Song
- Published: 1800s
- Composer: Henry Russell
- Lyricist: Charles Mackay

= There's a Good Time Coming =

There's a Good Time Coming is a popular poem written by Charles Mackay and set to music by Henry Russell and was one of that composer of popular music's best-known works in the middle of the nineteenth century.

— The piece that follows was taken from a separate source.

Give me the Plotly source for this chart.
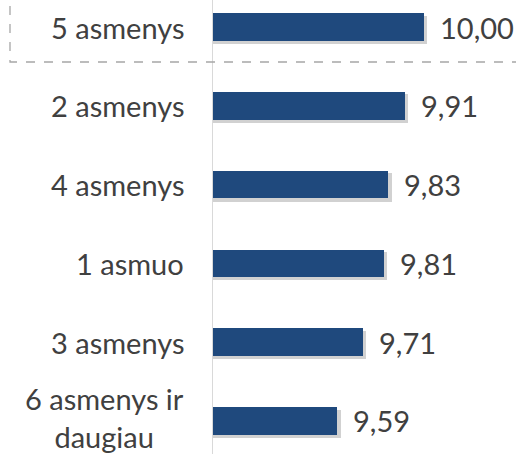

   There's a good time coming, boys,

   A good time coming;

   We may not live to see the day,

   But earth shall glisten in the ray

   Of the good time coming.

   Cannon balls may aid the truth,

   But thought's a weapon stronger,

   We'll win our battle by its aid.

   Wait a little while longer.

   CHORUS.

   There's a good time coming, boys,

   A good time coming;

   There's a good time coming, boys,

   Wait a little longer.

   There's a good time coming, boys,

   A good time coming;

   War in all men's eyes shall be

   A monster of iniquity,

   In the good time coming.

   Nations shall not quarrel then,

   To prove which is the stronger,

   Nor slaughter men for glory's sake;

   Wait a little longer.

   There's a good time, c

   There's a good time coming, boys,

   A good time coming;

   Let us aid it all we can,

   Every woman, every man,

   The good time coming;

   Smallest help, if rightly given,

   Makes the impulse stronger;

   It will be strong enough one day,

   Wait a little longer.

   There's a good time, c.

Independent testimony quoted by John Dodds indicates that the song was popular with new immigrants to the United States; it was recorded as being sung on the emigrant ships as they approached New York Harbor.